La PRÉSIDENTE note qu’il n’appartient pas au Comité de se prononcer sur le statut futur du Kosovo, mais qu’il est de son devoir de s’assurer que tous les habitants du territoire jouissent des droits garantis par le Pacte. Parmi les aspects positifs, elle retient que la MINUK a su mettre en place des structures nouvelles et a accompli beaucoup de choses. Cela étant, les membres du Comité ont remarqué un écart entre l’abondance et la qualité de la réglementation existante et la réalité de la garantie des droits de la population sur le terrain.

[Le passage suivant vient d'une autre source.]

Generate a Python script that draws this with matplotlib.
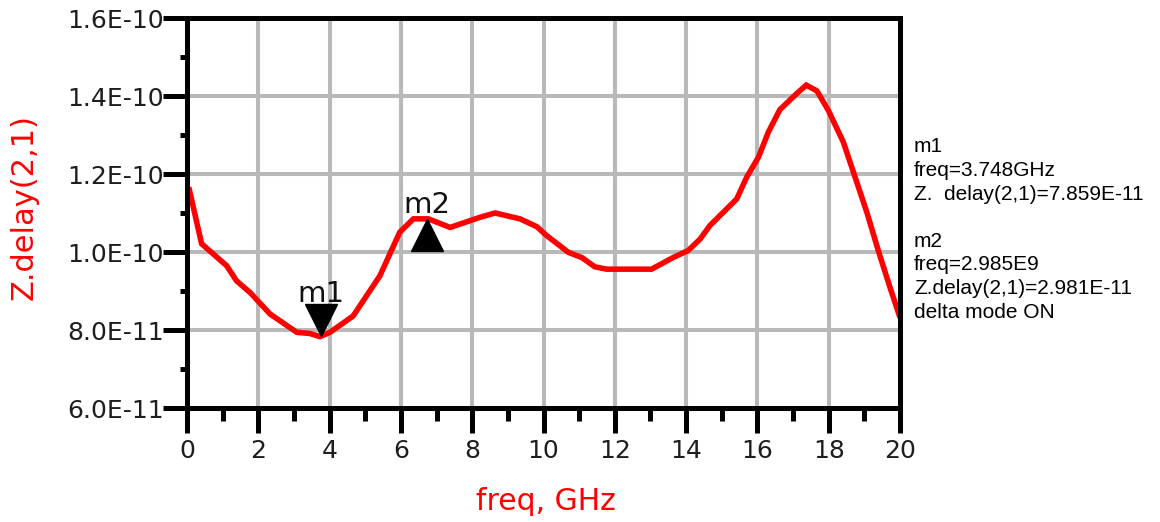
import matplotlib
matplotlib.use("Agg")
import matplotlib.pyplot as plt
import matplotlib.transforms as mtransforms
from matplotlib.ticker import MultipleLocator

# ---- data ----
freq_ghz = [0.05, 0.41, 1.11, 1.39, 1.77, 2.33, 3.08, 3.45, 3.73, 4.01, 4.66, 5.41,
            5.97, 6.35, 6.77, 7.38, 8.22, 8.64, 9.34, 9.81, 10.09, 10.7, 11.07,
            11.44, 11.77, 13.03, 13.64, 14.06, 14.39, 14.67, 15.42, 15.7, 16.03,
            16.31, 16.63, 17.1, 17.37, 17.67, 17.99, 18.41, 18.74, 19.07, 19.39,
            19.72, 20.0]
delay_e11 = [11.66, 10.21, 9.65, 9.26, 8.96, 8.41, 7.94, 7.91, 7.83, 7.94, 8.36, 9.39,
             10.51, 10.85, 10.85, 10.63, 10.89, 11.0, 10.85, 10.65, 10.42, 9.99, 9.86,
             9.62, 9.56, 9.56, 9.86, 10.04, 10.33, 10.68, 11.36, 11.92, 12.43,
             13.08, 13.65, 14.06, 14.28, 14.13, 13.63, 12.82, 11.92, 11.02, 10.04,
             9.09, 8.32]
delay = [v * 1e-11 for v in delay_e11]

x_ticks = [0, 2, 4, 6, 8, 10, 12, 14, 16, 18, 20]
y_ticks = [6.0e-11, 8.0e-11, 1.0e-10, 1.2e-10, 1.4e-10, 1.6e-10]
y_tick_labels = ["6.0E-11", "8.0E-11", "1.0E-10", "1.2E-10", "1.4E-10", "1.6E-10"]

m1_freq = 3.748
m1_delay = 7.859e-11
m2_freq = 3.748 + 2.985
m2_delay = 7.859e-11 + 2.981e-11

info_lines = ["m1", "freq=3.748GHz", "Z.  delay(2,1)=7.859E-11", "",
              "m2", "freq=2.985E9", "Z.delay(2,1)=2.981E-11", "delta mode ON"]

# ---- figure ----
W, H = 1160, 522
fig = plt.figure(figsize=(W / 100, H / 100), dpi=100)
ax = fig.add_axes([187 / W, 1 - 408 / H, (900 - 187) / W, (408 - 18) / H])

red = "#ff0000"
ax.plot(freq_ghz, delay, color=red, lw=4.0, zorder=3, solid_joinstyle="miter",
        solid_capstyle="butt", clip_on=False)

ax.set_xlim(0, 20)
ax.set_ylim(6.0e-11, 1.6e-10)
ax.set_xticks(x_ticks)
ax.set_yticks(y_ticks)
ax.set_yticklabels(y_tick_labels)
ax.xaxis.set_minor_locator(MultipleLocator(1))
ax.yaxis.set_minor_locator(MultipleLocator(1e-11))

ax.grid(True, which="major", color="#b9b9b9", lw=2.9, zorder=1)
ax.set_axisbelow(True)
for s in ax.spines.values():
    s.set_linewidth(3.6)
    s.set_color("black")
    s.set_zorder(4)

ax.tick_params(axis="x", which="major", direction="out", length=18, width=3.6,
               labelsize=18, pad=4, colors="black", labelcolor="#1e1e1e")
ax.tick_params(axis="x", which="minor", direction="out", length=9, width=3.6)
ax.tick_params(axis="y", which="major", direction="out", length=17, width=3.6,
               labelsize=18, pad=0, labelcolor="#1e1e1e")
ax.tick_params(axis="y", which="minor", direction="out", length=5, width=3.6)

fig.text(546 / W, 1 - 502 / H, "freq, GHz", color=red, fontsize=21.5,
         ha="center", va="center")
fig.text(24 / W, 1 - 207 / H, "Z.delay(2,1)", color=red, fontsize=22,
         ha="center", va="center", rotation=90)

# markers
up = mtransforms.offset_copy(ax.transData, fig=fig, x=0, y=11.5, units="points")
down = mtransforms.offset_copy(ax.transData, fig=fig, x=0, y=-11.5, units="points")
ax.plot([m1_freq], [m1_delay], marker="v", ms=23, color="black", transform=up,
        zorder=5, clip_on=False)
ax.plot([m2_freq], [m2_delay], marker="^", ms=23, color="black", transform=down,
        zorder=5, clip_on=False)
lab1 = mtransforms.offset_copy(ax.transData, fig=fig, x=0, y=30, units="points")
lab2 = mtransforms.offset_copy(ax.transData, fig=fig, x=0, y=10, units="points")
ax.text(m1_freq, m1_delay, "m1", transform=lab1, ha="center", va="center",
        fontsize=21, color="#111111", zorder=6)
ax.text(m2_freq, m2_delay, "m2", transform=lab2, ha="center", va="center",
        fontsize=21, color="#111111", zorder=6)

# info text
y0 = 147
for i, line in enumerate(info_lines):
    if line:
        fig.text(914 / W, 1 - (y0 + i * 23.6) / H, line, ha="left", va="center",
                 fontsize=15, family="Liberation Sans", color="black")

fig.savefig("out.png", dpi=100)
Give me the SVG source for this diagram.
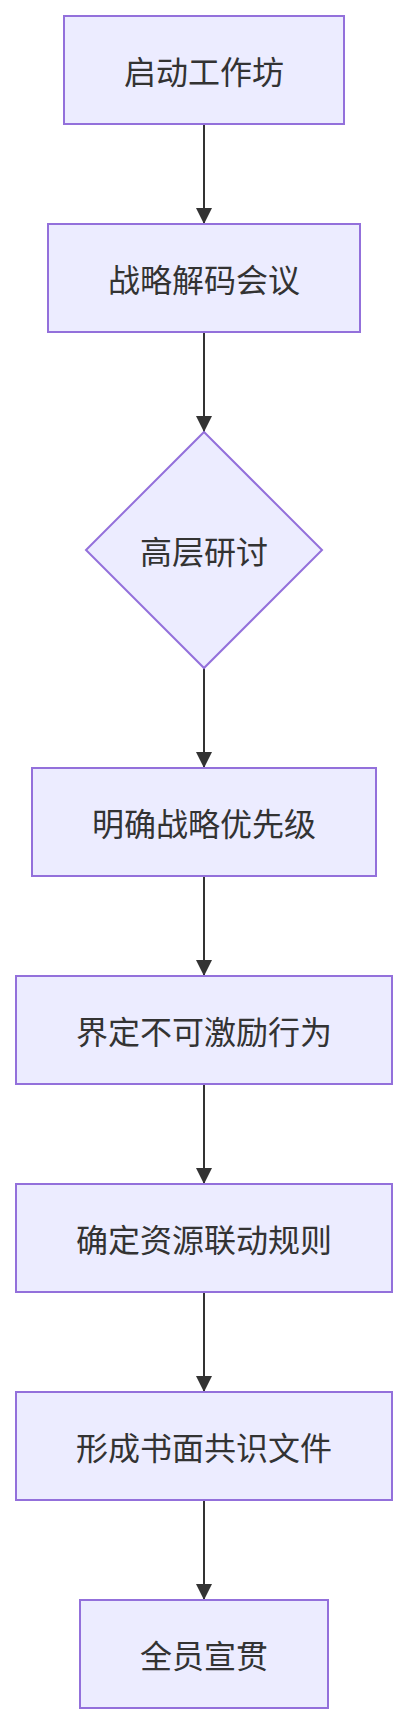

Dans ses observations finales, le Comité reviendra sans doute sur plusieurs points longuement traités pendant le débat: la discrimination à l’égard des femmes, qui s’explique par une culture ancienne de domination masculine; la raison du remplacement du médiateur par le groupe consultatif sur les droits de l’homme; l’indépendance des juges internationaux et la séparation incomplète entre les différents pouvoirs; l’impunité, notamment au regard des événements de mars 2004; la lenteur des retours de réfugiés et de personnes déplacées; l’obligation, en cas d’arrestation, d’informer l’intéressé des raisons de cette arrestation et de le traduire dans le plus court délai devant un juge (art. 9); les conditions de détention (art. 10); la question des personnes disparues, pour laquelle la délégation a promis une réponse dans le délai prescrit par les règles du Comité; la situation des droits de l’homme dans le nord du territoire; le boycottage des institutions par la communauté serbe et les mesures que la MINUK pourrait prendre pour faciliter l’abandon de cette attitude.

La Présidente remercie la délégation de la MINUK pour le rapport qu’elle a présenté et les explications complémentaires qu’elles a données au Comité. Elle remercie la délégation d’avoir assisté aux travaux du Comité.

M. BORG-OLIVIER (MINUK) remercie le Comité de l’attention qu’il a portée à la situation des droits de l’homme au Kosovo et à l’activité de la MINUK, ainsi que la délégation serbe de sa déclaration liminaire.

La délégation de la MINUK et la délégation serbe se retirent.

La partie publique de la séance prend fin à 17 h 10.